• _RECORDS FOR THE EXERCISE_:
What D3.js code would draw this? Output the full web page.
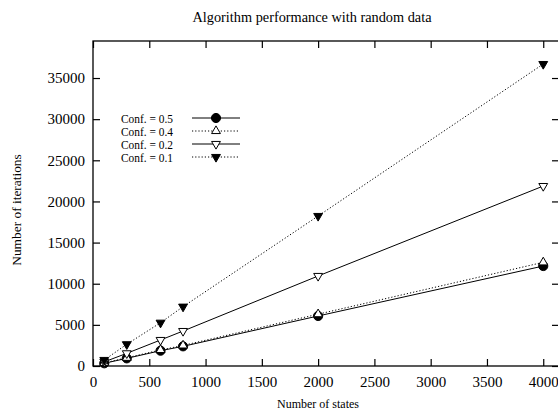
<!DOCTYPE html>
<html><head><meta charset="utf-8">
<script src="https://cdn.jsdelivr.net/npm/d3@7"></script>
<style>body{margin:0;background:#fff}</style>
</head><body><div id="container"></div>
<script>
const width = 558;
const height = 416;

const states = [100, 300, 600, 800, 2000, 4000];
const conf05 = [330, 930, 1860, 2390, 6080, 12150];
const conf04 = [380, 1000, 1950, 2500, 6300, 12600];
const conf02 = [500, 1540, 3160, 4250, 10940, 21870];
const conf01 = [730, 2640, 5260, 7210, 18230, 36700];
const seriesNames = ["Conf. = 0.5", "Conf. = 0.4", "Conf. = 0.2", "Conf. = 0.1"];
const xTicks = [0, 500, 1000, 1500, 2000, 2500, 3000, 3500, 4000];
const yTicks = [0, 5000, 10000, 15000, 20000, 25000, 30000, 35000];

const series = [
  {name: seriesNames[0], values: conf05, dash: null, shape: "circle", fill: "#000"},
  {name: seriesNames[1], values: conf04, dash: "1.2,2", shape: "up", fill: "#fff"},
  {name: seriesNames[2], values: conf02, dash: null, shape: "down", fill: "#fff"},
  {name: seriesNames[3], values: conf01, dash: "1.2,2", shape: "down", fill: "#000"}
];

const x = d3.scaleLinear().domain([0, 4140]).range([93, 559]);
const y = d3.scaleLinear().domain([0, 39500]).range([366, 41]);

const svg = d3.select("div#container")
    .append("svg")
    .attr("width", width)
    .attr("height", height)
    .style("font-family", "'Liberation Serif', serif")
    .style("font-size", "13px");

const marker = (g, shape, fill) => {
  if (shape === "circle") {
    g.append("path").attr("d", d3.symbol(d3.symbolCircle, 66)())
      .attr("fill", fill).attr("stroke", "#000");
  } else {
    g.append("path").attr("d", d3.symbol(d3.symbolTriangle, 34)())
      .attr("transform", shape === "down" ? "rotate(180)" : null)
      .attr("fill", fill).attr("stroke", "#000").attr("stroke-width", 1);
  }
};

// axes with inward ticks
const fmt = d3.format("d");
const gx = svg.append("g").attr("transform", `translate(0,${y(0)})`)
    .call(d3.axisBottom(x).tickValues(xTicks).tickFormat(fmt).tickSize(-7).tickPadding(10));
svg.append("g").attr("transform", `translate(0,${y.range()[1]})`)
    .call(d3.axisTop(x).tickValues(xTicks).tickSize(-7).tickFormat(""));
const gy = svg.append("g").attr("transform", `translate(${x(0)},0)`)
    .call(d3.axisLeft(y).tickValues(yTicks).tickFormat(fmt).tickSize(-7).tickPadding(8));
svg.append("g").attr("transform", `translate(${x.range()[1]},0)`)
    .call(d3.axisRight(y).tickValues(yTicks).tickSize(-7).tickFormat(""));

svg.selectAll(".domain").remove();
svg.selectAll(".tick line").attr("stroke", "#000").attr("stroke-width", 1.2);
svg.selectAll(".tick text")
    .attr("fill", "#000")
    .style("font-family", "'Liberation Serif', serif")
    .style("font-size", "15px");

svg.append("rect")
    .attr("x", x(0)).attr("y", y.range()[1])
    .attr("width", x.range()[1] - x(0)).attr("height", y(0) - y.range()[1])
    .attr("fill", "none").attr("stroke", "#000").attr("stroke-width", 1.3);

// lines and markers
const line = d3.line().x((d, i) => x(states[i])).y(d => y(d));
series.forEach(s => {
  svg.append("path").datum(s.values)
      .attr("d", line)
      .attr("fill", "none")
      .attr("stroke", "#000")
      .attr("stroke-width", 1)
      .attr("stroke-dasharray", s.dash);
});
series.forEach(s => {
  s.values.forEach((v, i) => {
    const g = svg.append("g").attr("transform", `translate(${x(states[i])},${y(v)})`);
    marker(g, s.shape, s.fill);
  });
});

// legend
series.forEach((s, i) => {
  const ly = 118 + i * 13;
  svg.append("text")
      .attr("x", 173).attr("y", ly + 4.5)
      .attr("text-anchor", "end")
      .attr("textLength", 52)
      .attr("lengthAdjust", "spacingAndGlyphs")
      .style("font-size", "12px")
      .text(s.name);
  svg.append("line")
      .attr("x1", 192).attr("x2", 240).attr("y1", ly).attr("y2", ly)
      .attr("stroke", "#000").attr("stroke-width", 1)
      .attr("stroke-dasharray", s.dash);
  const g = svg.append("g").attr("transform", `translate(216,${ly})`);
  marker(g, s.shape, s.fill);
});

// titles
svg.append("text")
    .attr("x", 312).attr("y", 22)
    .attr("text-anchor", "middle")
    .style("font-size", "14.3px")
    .text("Algorithm performance with random data");
svg.append("text")
    .attr("x", 318).attr("y", 408)
    .attr("text-anchor", "middle")
    .style("font-size", "12px")
    .text("Number of states");
svg.append("text")
    .attr("transform", "translate(21,210) rotate(-90)")
    .attr("text-anchor", "middle")
    .style("font-size", "13.4px")
    .text("Number of iterations");
</script>
</body></html>
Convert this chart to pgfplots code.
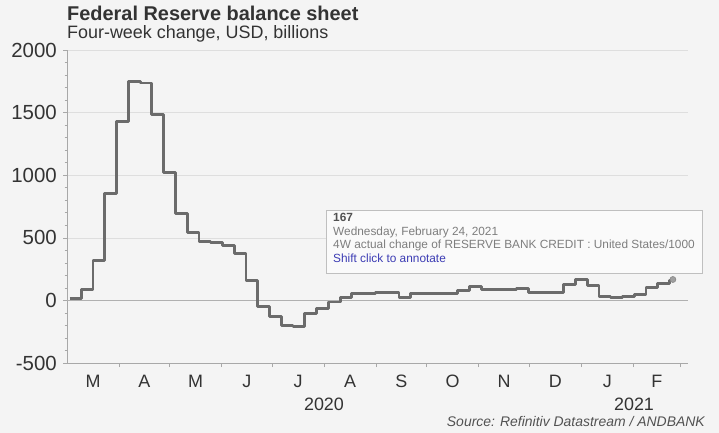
\documentclass[border=0pt]{standalone}
\usepackage{pgfplots}
\pgfplotsset{compat=1.18}
\usepackage{pgfplotstable}
\usepackage{fontspec}
\setmainfont{Liberation Sans}

\definecolor{bgc}{HTML}{F4F4F4}
\definecolor{linec}{HTML}{6B6B6B}
\definecolor{txt}{HTML}{333333}
\definecolor{gridc}{HTML}{DEDEDE}
\definecolor{zeroc}{HTML}{B0B0B0}
\definecolor{axc}{HTML}{A8A8A8}
\definecolor{tipgray}{HTML}{7E7E7E}
\definecolor{tipblue}{HTML}{3C3CB4}

% weekly four-week change, x = days since 1 Mar 2020
\pgfplotstableread{
day val
1.5 18
8.5 85
15.5 317
22.5 851
29.5 1428
36.5 1750
43.5 1737
50.5 1484
57.5 1022
64.5 694
71.5 545
78.5 468
85.5 462
92.5 440
99.5 372
106.5 158
113.5 -50
120.5 -130
127.5 -200
134.5 -206
141.5 -104
148.5 -67
155.5 -13
162.5 22
169.5 53
176.5 58
183.5 60
190.5 60
197.5 22
204.5 55
211.5 55
218.5 55
225.5 58
232.5 82
239.5 110
246.5 88
253.5 85
260.5 85
267.5 92
274.5 66
281.5 66
288.5 64
295.5 130
302.5 170
309.5 118
316.5 30
323.5 22
330.5 28
337.5 50
344.5 100
351.5 135
358.5 158
360.5 167
}\fedtable

\begin{document}
\begin{tikzpicture}[x=1bp,y=1bp]
\fill[bgc] (0,0) rectangle (719,-433);
\useasboundingbox (0,0) rectangle (719,-433);

\node[anchor=base west, inner sep=0pt, text=txt, font=\fontsize{20}{24}\selectfont\bfseries] at (67,-21) {Federal Reserve balance sheet};
\node[anchor=base west, inner sep=0pt, text=txt, font=\fontsize{18}{22}\selectfont] at (67,-39) {Four-week change, USD, billions};

\begin{axis}[
  at={(67bp,-363bp)}, anchor=south west,
  scale only axis, width=621bp, height=313bp,
  xmin=0, xmax=369.5, ymin=-500, ymax=2000,
  axis x line*=bottom, axis y line*=left,
  axis line style={axc, line width=0.8bp, -},
  tick align=outside,
  major tick length=4bp, minor tick length=2.5bp,
  tick style={axc, line width=0.6bp},
  ytick={-500,0,500,1000,1500,2000},
  minor ytick={-400,-300,...,1900},
  xtick={31,61,92,122,153,184,214,245,275,306,337,365},
  xticklabels={},
  extra x ticks={15.5,46,76.5,107,137.5,168.5,199,229.5,260,290.5,321.5,351},
  extra x tick labels={M,A,M,J,J,A,S,O,N,D,J,F},
  extra x tick style={major tick length=0pt},
  xticklabel style={font=\fontsize{18}{22}\selectfont, text=txt, anchor=base, inner sep=0pt, yshift=-24bp},
  yticklabel style={font=\fontsize{20.5}{24}\selectfont, text=txt, anchor=east, inner sep=0pt, xshift=-6bp},
  /pgf/number format/assume math mode=true,
  /pgf/number format/1000 sep={},
  ymajorgrids, grid style={gridc, line width=0.6bp},
  clip=false,
]
\draw[zeroc, line width=0.9bp] (axis cs:0,0) -- (axis cs:369.5,0);
\addplot[const plot, linec, line width=2.8bp, line join=round] table[x=day, y=val] {\fedtable};
\addplot[only marks, mark=*, mark size=3bp, mark options={fill=gray!75, draw=gray!95, line width=0.6bp}] coordinates {(360.5,167)};
\end{axis}

\node[anchor=base, inner sep=0pt, text=txt, font=\fontsize{18}{22}\selectfont] at (324,-410) {2020};
\node[anchor=base, inner sep=0pt, text=txt, font=\fontsize{18}{22}\selectfont] at (634,-410) {2021};
\node[anchor=base east, inner sep=0pt, text=txt!85, font=\fontsize{14}{16}\selectfont\itshape] at (705,-426) {Source: Refinitiv Datastream / ANDBANK};

% hover tooltip
\draw[draw=gray!50, fill=white!55!bgc, line width=0.7bp] (326,-210) rectangle (702,-273);
\begin{scope}[every node/.style={anchor=base west, inner sep=0pt, font=\fontsize{11.9}{14}\selectfont}]
\node[text=txt!85, font=\fontsize{11.9}{14}\selectfont\bfseries] at (333,-222) {167};
\node[text=tipgray] at (333,-235.5) {Wednesday, February 24, 2021};
\node[text=tipgray] at (333,-249) {4W actual change of RESERVE BANK CREDIT : United States/1000};
\node[text=tipblue] at (333,-263) {Shift click to annotate};
\end{scope}
\end{tikzpicture}
\end{document}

• _GIVEN TASK_:
Lines holding the word "this" in the entries above are the ones to pull out. Copy them all.

• _WORKED ANSWER_:
What D3.js code would draw this? Output the full web page.
Convert this chart to pgfplots code.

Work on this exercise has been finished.